§ GIVEN RECORDS:
** begin **

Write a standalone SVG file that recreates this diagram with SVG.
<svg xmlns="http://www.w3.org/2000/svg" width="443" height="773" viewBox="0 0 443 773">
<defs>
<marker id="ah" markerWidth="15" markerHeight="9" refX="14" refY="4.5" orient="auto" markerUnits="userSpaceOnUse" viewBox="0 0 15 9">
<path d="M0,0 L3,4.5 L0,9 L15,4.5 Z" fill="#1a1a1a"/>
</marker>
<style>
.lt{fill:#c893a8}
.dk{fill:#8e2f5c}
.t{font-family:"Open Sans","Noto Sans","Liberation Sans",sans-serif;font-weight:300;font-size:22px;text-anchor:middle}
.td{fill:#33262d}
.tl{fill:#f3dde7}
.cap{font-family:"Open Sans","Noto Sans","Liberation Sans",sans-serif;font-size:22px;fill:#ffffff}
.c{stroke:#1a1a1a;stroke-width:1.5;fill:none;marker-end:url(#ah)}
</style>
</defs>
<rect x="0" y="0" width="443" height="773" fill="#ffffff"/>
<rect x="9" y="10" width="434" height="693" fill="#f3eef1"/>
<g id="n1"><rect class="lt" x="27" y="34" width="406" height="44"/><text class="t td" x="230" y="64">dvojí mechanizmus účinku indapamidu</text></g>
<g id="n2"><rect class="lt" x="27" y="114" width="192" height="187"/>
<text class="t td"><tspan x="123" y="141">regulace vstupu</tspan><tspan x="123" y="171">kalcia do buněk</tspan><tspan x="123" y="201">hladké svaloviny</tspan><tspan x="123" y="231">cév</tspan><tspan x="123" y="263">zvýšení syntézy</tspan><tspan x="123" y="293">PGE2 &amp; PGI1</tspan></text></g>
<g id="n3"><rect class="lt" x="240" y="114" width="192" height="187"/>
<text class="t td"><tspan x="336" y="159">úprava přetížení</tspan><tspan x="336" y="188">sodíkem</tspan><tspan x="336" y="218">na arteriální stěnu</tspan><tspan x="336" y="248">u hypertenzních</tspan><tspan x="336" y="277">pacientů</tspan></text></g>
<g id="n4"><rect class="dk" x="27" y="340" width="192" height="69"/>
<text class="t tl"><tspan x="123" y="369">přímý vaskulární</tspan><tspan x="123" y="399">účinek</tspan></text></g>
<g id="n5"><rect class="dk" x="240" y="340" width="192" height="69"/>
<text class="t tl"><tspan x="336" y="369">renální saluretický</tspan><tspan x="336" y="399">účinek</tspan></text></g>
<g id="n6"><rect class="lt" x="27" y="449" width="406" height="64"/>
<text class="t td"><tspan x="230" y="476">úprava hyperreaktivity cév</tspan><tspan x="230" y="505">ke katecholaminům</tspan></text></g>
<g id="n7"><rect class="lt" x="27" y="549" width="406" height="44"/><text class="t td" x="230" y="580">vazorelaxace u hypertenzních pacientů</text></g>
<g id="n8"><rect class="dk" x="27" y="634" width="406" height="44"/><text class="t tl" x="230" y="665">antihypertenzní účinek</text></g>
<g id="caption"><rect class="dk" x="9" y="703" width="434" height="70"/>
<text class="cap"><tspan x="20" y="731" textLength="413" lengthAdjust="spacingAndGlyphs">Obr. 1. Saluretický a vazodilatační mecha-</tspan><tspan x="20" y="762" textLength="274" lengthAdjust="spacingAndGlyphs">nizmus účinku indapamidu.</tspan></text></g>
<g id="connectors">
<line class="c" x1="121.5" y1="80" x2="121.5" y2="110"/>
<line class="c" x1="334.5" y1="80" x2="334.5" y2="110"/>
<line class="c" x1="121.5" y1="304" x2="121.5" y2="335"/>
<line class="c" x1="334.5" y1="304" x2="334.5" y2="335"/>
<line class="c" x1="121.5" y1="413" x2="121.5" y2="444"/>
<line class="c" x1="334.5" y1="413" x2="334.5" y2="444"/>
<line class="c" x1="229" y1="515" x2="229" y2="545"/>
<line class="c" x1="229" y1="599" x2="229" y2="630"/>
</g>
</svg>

** end **
** begin **

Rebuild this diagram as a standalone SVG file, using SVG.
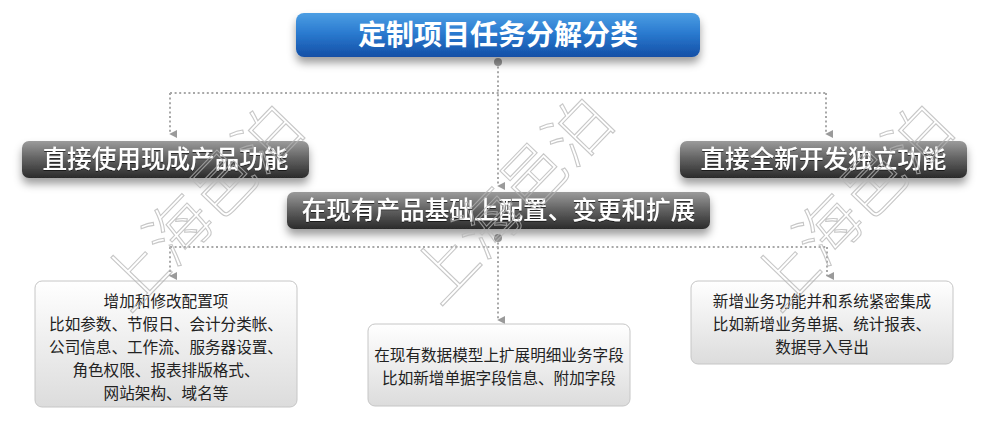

** end **
** begin **

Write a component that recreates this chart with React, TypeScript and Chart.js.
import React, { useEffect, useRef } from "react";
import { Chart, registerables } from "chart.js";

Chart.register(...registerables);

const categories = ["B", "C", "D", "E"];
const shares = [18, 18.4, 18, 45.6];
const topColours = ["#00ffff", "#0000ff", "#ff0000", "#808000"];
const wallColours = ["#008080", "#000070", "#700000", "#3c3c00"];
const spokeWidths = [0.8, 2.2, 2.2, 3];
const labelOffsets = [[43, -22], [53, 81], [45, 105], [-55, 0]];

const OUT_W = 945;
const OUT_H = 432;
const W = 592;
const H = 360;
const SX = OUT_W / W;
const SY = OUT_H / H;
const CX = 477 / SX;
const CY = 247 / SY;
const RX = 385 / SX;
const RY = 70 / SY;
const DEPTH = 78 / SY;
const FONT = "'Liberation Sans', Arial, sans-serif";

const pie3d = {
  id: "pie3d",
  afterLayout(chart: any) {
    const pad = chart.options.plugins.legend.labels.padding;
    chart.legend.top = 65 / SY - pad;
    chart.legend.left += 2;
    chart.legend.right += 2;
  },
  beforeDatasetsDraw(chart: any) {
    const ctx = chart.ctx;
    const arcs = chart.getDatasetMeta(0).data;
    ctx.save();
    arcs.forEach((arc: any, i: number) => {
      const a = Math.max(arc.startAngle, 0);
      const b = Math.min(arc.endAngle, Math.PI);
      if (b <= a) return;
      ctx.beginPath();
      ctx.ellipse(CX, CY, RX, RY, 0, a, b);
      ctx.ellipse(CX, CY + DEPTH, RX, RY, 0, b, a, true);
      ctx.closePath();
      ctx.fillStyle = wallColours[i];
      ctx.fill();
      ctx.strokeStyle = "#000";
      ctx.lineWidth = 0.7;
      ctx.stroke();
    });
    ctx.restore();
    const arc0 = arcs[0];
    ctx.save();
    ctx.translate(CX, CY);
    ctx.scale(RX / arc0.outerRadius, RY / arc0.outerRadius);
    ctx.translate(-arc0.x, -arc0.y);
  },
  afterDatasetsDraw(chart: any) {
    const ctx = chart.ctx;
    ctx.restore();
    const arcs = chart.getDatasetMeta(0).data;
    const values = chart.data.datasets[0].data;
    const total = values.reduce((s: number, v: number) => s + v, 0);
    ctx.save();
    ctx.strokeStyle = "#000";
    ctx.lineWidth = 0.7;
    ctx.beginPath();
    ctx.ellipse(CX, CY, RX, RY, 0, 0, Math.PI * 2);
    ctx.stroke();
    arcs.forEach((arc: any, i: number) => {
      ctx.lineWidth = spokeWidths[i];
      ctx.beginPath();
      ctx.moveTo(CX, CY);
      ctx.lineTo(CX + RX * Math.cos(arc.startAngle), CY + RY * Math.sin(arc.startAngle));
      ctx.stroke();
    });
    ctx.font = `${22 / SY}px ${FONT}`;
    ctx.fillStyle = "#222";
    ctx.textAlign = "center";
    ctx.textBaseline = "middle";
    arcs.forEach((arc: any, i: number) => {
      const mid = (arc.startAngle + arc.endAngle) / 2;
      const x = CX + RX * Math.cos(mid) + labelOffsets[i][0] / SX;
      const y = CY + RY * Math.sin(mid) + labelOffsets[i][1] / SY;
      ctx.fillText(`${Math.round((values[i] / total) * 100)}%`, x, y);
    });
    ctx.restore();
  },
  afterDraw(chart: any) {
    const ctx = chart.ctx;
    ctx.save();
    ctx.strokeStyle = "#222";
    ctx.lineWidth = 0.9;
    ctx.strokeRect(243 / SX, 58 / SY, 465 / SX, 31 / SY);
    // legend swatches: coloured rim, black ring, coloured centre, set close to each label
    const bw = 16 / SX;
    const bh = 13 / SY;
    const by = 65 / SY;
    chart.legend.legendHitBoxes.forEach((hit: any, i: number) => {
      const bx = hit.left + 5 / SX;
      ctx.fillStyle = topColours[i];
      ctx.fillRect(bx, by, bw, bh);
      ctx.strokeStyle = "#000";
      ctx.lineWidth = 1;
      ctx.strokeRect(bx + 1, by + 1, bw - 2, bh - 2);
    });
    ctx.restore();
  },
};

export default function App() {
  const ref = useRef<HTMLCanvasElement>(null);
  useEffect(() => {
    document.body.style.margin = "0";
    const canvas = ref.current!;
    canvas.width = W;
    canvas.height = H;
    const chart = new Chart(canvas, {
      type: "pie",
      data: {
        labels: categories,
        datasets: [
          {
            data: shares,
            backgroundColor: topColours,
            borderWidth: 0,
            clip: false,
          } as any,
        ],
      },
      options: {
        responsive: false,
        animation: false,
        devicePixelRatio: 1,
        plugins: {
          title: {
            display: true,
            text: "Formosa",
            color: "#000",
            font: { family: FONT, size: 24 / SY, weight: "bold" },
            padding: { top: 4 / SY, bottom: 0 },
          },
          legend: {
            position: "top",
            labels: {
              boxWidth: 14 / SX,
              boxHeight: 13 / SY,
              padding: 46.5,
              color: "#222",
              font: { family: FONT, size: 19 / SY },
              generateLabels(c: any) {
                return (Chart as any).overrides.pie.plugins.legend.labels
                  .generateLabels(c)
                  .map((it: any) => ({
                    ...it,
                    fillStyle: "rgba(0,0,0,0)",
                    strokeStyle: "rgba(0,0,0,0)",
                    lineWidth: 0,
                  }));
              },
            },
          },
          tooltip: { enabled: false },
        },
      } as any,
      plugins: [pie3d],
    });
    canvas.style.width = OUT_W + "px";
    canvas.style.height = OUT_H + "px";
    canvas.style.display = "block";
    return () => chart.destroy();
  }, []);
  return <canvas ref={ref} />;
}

** end **

§ TASK BRIEF:
From the listing above, find the number of lines with the word "standalone" in them. Answer with the number only.

§ RESPONSE:
2